- [DATA SHOWN]:
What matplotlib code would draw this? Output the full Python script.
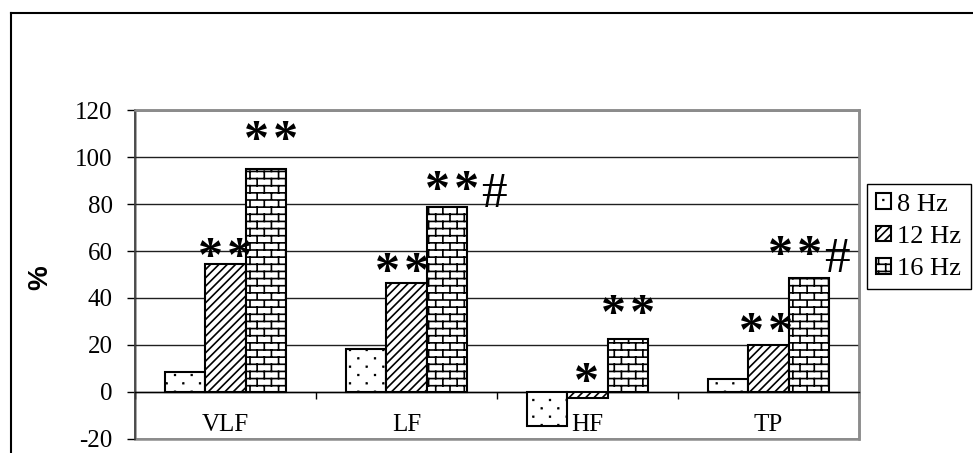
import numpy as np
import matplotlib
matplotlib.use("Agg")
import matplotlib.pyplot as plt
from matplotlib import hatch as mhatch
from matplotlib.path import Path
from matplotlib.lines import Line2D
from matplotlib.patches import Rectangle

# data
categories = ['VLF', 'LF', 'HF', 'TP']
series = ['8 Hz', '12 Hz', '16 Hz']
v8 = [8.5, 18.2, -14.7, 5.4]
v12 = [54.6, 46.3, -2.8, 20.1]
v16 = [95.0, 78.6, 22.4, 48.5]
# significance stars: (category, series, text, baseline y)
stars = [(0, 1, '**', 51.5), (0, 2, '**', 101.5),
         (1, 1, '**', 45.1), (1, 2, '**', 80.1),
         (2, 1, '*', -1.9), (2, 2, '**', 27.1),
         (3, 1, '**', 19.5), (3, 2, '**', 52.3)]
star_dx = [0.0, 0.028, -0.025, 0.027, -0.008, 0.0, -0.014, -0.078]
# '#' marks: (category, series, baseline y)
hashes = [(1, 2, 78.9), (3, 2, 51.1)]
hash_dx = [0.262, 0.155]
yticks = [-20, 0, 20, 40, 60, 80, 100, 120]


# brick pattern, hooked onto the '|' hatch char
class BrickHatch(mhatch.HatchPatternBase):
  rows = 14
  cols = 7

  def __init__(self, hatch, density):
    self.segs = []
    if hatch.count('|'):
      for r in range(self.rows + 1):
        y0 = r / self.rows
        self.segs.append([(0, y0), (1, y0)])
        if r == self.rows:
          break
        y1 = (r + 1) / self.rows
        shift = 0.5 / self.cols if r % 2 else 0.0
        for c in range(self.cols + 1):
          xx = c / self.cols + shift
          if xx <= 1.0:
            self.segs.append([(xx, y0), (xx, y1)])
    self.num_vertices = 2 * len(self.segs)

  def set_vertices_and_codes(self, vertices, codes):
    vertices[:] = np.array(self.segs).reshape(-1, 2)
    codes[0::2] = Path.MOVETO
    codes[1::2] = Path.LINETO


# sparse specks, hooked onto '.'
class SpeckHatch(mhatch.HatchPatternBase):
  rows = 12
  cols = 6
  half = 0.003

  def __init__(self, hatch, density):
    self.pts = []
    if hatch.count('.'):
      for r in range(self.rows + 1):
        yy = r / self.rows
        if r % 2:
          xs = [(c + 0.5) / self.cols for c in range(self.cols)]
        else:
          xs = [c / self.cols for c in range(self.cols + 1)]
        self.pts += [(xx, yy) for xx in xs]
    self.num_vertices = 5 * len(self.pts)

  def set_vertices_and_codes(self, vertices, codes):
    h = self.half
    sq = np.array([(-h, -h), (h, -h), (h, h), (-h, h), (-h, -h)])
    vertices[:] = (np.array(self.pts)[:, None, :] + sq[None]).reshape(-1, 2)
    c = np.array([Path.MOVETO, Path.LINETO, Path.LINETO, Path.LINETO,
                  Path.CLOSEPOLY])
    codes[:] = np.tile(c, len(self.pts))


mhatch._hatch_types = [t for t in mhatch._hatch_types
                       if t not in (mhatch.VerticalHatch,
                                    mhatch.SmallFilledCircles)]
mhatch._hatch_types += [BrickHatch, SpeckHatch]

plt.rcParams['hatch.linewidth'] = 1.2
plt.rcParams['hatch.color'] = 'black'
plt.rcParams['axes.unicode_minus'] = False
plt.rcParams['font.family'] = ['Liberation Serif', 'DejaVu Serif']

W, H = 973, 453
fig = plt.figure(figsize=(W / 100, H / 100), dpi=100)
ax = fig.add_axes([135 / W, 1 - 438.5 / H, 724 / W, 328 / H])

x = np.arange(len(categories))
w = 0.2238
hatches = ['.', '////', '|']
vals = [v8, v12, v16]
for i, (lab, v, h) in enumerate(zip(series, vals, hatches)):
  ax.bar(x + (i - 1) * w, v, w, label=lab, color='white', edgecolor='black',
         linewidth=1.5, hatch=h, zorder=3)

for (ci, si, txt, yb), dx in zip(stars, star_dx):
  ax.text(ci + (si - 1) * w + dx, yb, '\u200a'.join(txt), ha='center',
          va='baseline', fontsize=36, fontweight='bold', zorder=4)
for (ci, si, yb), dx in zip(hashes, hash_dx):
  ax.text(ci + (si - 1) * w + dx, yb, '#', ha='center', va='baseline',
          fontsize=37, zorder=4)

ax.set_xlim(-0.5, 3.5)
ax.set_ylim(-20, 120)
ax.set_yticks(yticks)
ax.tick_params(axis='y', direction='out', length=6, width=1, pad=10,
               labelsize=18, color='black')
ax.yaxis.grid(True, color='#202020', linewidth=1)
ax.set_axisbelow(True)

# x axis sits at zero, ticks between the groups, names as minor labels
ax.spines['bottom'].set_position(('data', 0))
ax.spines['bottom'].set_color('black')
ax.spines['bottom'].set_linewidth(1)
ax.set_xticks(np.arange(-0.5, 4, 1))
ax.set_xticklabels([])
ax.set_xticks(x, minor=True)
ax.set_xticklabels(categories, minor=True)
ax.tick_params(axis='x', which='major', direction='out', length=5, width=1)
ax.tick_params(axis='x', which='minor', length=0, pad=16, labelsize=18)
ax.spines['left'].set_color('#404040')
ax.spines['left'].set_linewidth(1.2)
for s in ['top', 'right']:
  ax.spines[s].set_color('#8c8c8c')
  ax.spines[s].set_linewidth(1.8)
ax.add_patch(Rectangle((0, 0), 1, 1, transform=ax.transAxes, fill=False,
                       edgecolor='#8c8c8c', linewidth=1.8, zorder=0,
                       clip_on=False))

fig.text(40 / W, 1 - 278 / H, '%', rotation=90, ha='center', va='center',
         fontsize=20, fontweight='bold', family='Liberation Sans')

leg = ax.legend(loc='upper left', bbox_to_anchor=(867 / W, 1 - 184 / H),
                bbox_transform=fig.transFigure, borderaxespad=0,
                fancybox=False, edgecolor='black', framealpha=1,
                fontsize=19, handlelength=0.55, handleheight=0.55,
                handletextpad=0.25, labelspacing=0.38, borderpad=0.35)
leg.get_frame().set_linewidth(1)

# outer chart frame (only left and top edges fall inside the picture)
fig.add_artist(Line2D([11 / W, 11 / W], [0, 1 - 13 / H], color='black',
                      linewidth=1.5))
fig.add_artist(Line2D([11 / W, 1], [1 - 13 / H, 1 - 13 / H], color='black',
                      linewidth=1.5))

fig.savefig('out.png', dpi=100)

- [TASK GOAL]:
Except for the pictures, print the data above exactly.

- [THE COMPLETED TASK]:
What matplotlib code would draw this? Output the full Python script.
import numpy as np
import matplotlib
matplotlib.use("Agg")
import matplotlib.pyplot as plt
from matplotlib import hatch as mhatch
from matplotlib.path import Path
from matplotlib.lines import Line2D
from matplotlib.patches import Rectangle

# data
categories = ['VLF', 'LF', 'HF', 'TP']
series = ['8 Hz', '12 Hz', '16 Hz']
v8 = [8.5, 18.2, -14.7, 5.4]
v12 = [54.6, 46.3, -2.8, 20.1]
v16 = [95.0, 78.6, 22.4, 48.5]
# significance stars: (category, series, text, baseline y)
stars = [(0, 1, '**', 51.5), (0, 2, '**', 101.5),
         (1, 1, '**', 45.1), (1, 2, '**', 80.1),
         (2, 1, '*', -1.9), (2, 2, '**', 27.1),
         (3, 1, '**', 19.5), (3, 2, '**', 52.3)]
star_dx = [0.0, 0.028, -0.025, 0.027, -0.008, 0.0, -0.014, -0.078]
# '#' marks: (category, series, baseline y)
hashes = [(1, 2, 78.9), (3, 2, 51.1)]
hash_dx = [0.262, 0.155]
yticks = [-20, 0, 20, 40, 60, 80, 100, 120]


# brick pattern, hooked onto the '|' hatch char
class BrickHatch(mhatch.HatchPatternBase):
  rows = 14
  cols = 7

  def __init__(self, hatch, density):
    self.segs = []
    if hatch.count('|'):
      for r in range(self.rows + 1):
        y0 = r / self.rows
        self.segs.append([(0, y0), (1, y0)])
        if r == self.rows:
          break
        y1 = (r + 1) / self.rows
        shift = 0.5 / self.cols if r % 2 else 0.0
        for c in range(self.cols + 1):
          xx = c / self.cols + shift
          if xx <= 1.0:
            self.segs.append([(xx, y0), (xx, y1)])
    self.num_vertices = 2 * len(self.segs)

  def set_vertices_and_codes(self, vertices, codes):
    vertices[:] = np.array(self.segs).reshape(-1, 2)
    codes[0::2] = Path.MOVETO
    codes[1::2] = Path.LINETO


# sparse specks, hooked onto '.'
class SpeckHatch(mhatch.HatchPatternBase):
  rows = 12
  cols = 6
  half = 0.003

  def __init__(self, hatch, density):
    self.pts = []
    if hatch.count('.'):
      for r in range(self.rows + 1):
        yy = r / self.rows
        if r % 2:
          xs = [(c + 0.5) / self.cols for c in range(self.cols)]
        else:
          xs = [c / self.cols for c in range(self.cols + 1)]
        self.pts += [(xx, yy) for xx in xs]
    self.num_vertices = 5 * len(self.pts)

  def set_vertices_and_codes(self, vertices, codes):
    h = self.half
    sq = np.array([(-h, -h), (h, -h), (h, h), (-h, h), (-h, -h)])
    vertices[:] = (np.array(self.pts)[:, None, :] + sq[None]).reshape(-1, 2)
    c = np.array([Path.MOVETO, Path.LINETO, Path.LINETO, Path.LINETO,
                  Path.CLOSEPOLY])
    codes[:] = np.tile(c, len(self.pts))


mhatch._hatch_types = [t for t in mhatch._hatch_types
                       if t not in (mhatch.VerticalHatch,
                                    mhatch.SmallFilledCircles)]
mhatch._hatch_types += [BrickHatch, SpeckHatch]

plt.rcParams['hatch.linewidth'] = 1.2
plt.rcParams['hatch.color'] = 'black'
plt.rcParams['axes.unicode_minus'] = False
plt.rcParams['font.family'] = ['Liberation Serif', 'DejaVu Serif']

W, H = 973, 453
fig = plt.figure(figsize=(W / 100, H / 100), dpi=100)
ax = fig.add_axes([135 / W, 1 - 438.5 / H, 724 / W, 328 / H])

x = np.arange(len(categories))
w = 0.2238
hatches = ['.', '////', '|']
vals = [v8, v12, v16]
for i, (lab, v, h) in enumerate(zip(series, vals, hatches)):
  ax.bar(x + (i - 1) * w, v, w, label=lab, color='white', edgecolor='black',
         linewidth=1.5, hatch=h, zorder=3)

for (ci, si, txt, yb), dx in zip(stars, star_dx):
  ax.text(ci + (si - 1) * w + dx, yb, '\u200a'.join(txt), ha='center',
          va='baseline', fontsize=36, fontweight='bold', zorder=4)
for (ci, si, yb), dx in zip(hashes, hash_dx):
  ax.text(ci + (si - 1) * w + dx, yb, '#', ha='center', va='baseline',
          fontsize=37, zorder=4)

ax.set_xlim(-0.5, 3.5)
ax.set_ylim(-20, 120)
ax.set_yticks(yticks)
ax.tick_params(axis='y', direction='out', length=6, width=1, pad=10,
               labelsize=18, color='black')
ax.yaxis.grid(True, color='#202020', linewidth=1)
ax.set_axisbelow(True)

# x axis sits at zero, ticks between the groups, names as minor labels
ax.spines['bottom'].set_position(('data', 0))
ax.spines['bottom'].set_color('black')
ax.spines['bottom'].set_linewidth(1)
ax.set_xticks(np.arange(-0.5, 4, 1))
ax.set_xticklabels([])
ax.set_xticks(x, minor=True)
ax.set_xticklabels(categories, minor=True)
ax.tick_params(axis='x', which='major', direction='out', length=5, width=1)
ax.tick_params(axis='x', which='minor', length=0, pad=16, labelsize=18)
ax.spines['left'].set_color('#404040')
ax.spines['left'].set_linewidth(1.2)
for s in ['top', 'right']:
  ax.spines[s].set_color('#8c8c8c')
  ax.spines[s].set_linewidth(1.8)
ax.add_patch(Rectangle((0, 0), 1, 1, transform=ax.transAxes, fill=False,
                       edgecolor='#8c8c8c', linewidth=1.8, zorder=0,
                       clip_on=False))

fig.text(40 / W, 1 - 278 / H, '%', rotation=90, ha='center', va='center',
         fontsize=20, fontweight='bold', family='Liberation Sans')

leg = ax.legend(loc='upper left', bbox_to_anchor=(867 / W, 1 - 184 / H),
                bbox_transform=fig.transFigure, borderaxespad=0,
                fancybox=False, edgecolor='black', framealpha=1,
                fontsize=19, handlelength=0.55, handleheight=0.55,
                handletextpad=0.25, labelspacing=0.38, borderpad=0.35)
leg.get_frame().set_linewidth(1)

# outer chart frame (only left and top edges fall inside the picture)
fig.add_artist(Line2D([11 / W, 11 / W], [0, 1 - 13 / H], color='black',
                      linewidth=1.5))
fig.add_artist(Line2D([11 / W, 1], [1 - 13 / H, 1 - 13 / H], color='black',
                      linewidth=1.5))

fig.savefig('out.png', dpi=100)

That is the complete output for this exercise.